Effects of stretch on the local structure of preely propagating premixed low-turbulent flames with various lewis numbers

Abstract

An experimental investigation of the flame response to strain rate in the case of unsteady premixed low-turbulent flames is presented. In order to point out the fundamental aspects of the mutual interaction between combustion and turbulence, measurements of local flame properties (curvature, displacement speed) and tangential strain rate were performed under varying conditions of Lewis number and turbulence. Three different mixtures (methane/air, propane/air, and hydrogen/air) were successively spark ignited in a vertical wind tunnel. The expanding flame freely propagated in a grid-generated decaying turbulent flow. An advanced field imaging technique coupling high-speed laser tomography and cross-correlation particle image velocimetry (PIV) was used to measure the temporal evolution of local flame stretch exerted by the turbulent cold flow. Local flame curvature and local displacement speed were calculated from flame-front contours.

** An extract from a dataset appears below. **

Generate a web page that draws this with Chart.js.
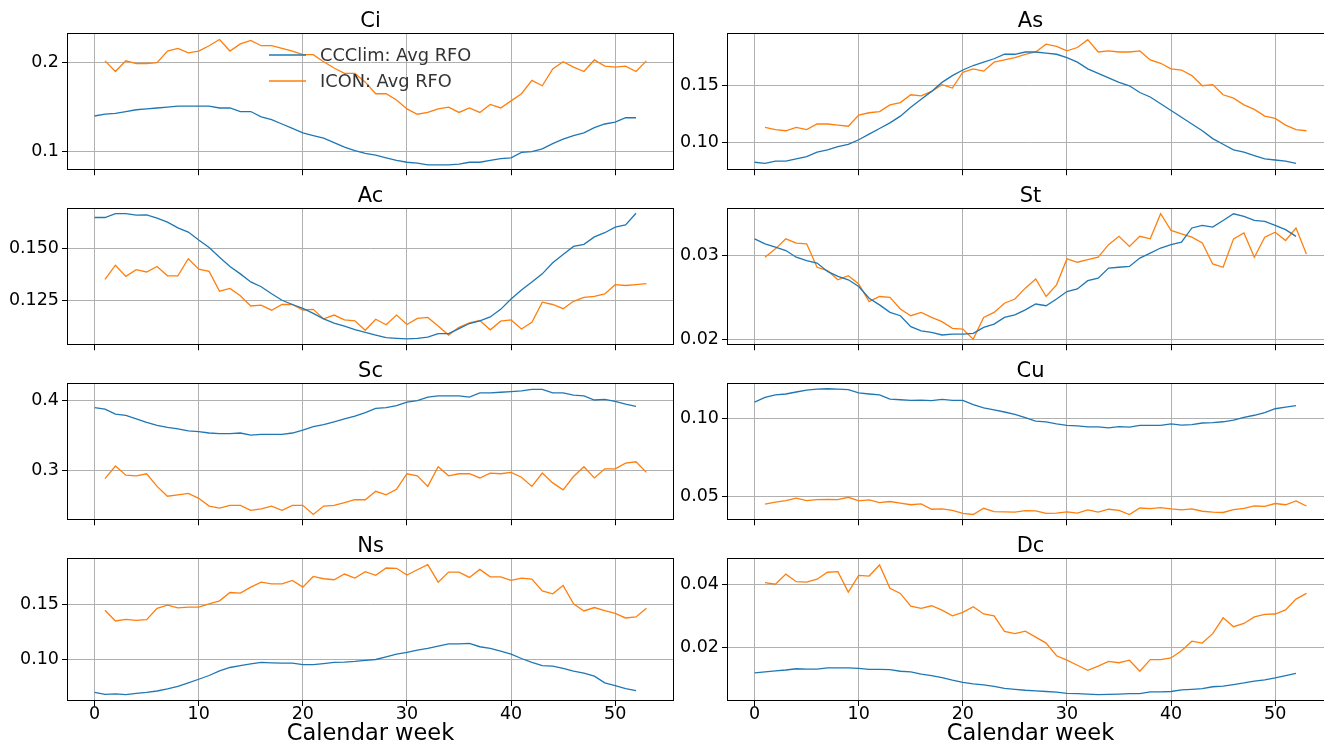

Curvature probability density functions (PDFs) were negatively skewed, especially for nonunity Lewis numbers, and displacement speed distributions underlined the influence of local stretch and thermodiffusive effects on flame-speed variations. Tangential strain rate was determined by using the velocity field in the neighborhood of the flame front and appears to be independent of the Lewis numbers. A strong correlation between local flame curvature and tangential strain rate was demonstrated, underlining the cold flow effects on the local flame structure. The influences of turbulence and Lewis number were evaluated and compared with numerical simulations. Then, local flame stretch distributions were determined versus time, indicating that a significant proportion of the flame was under compression.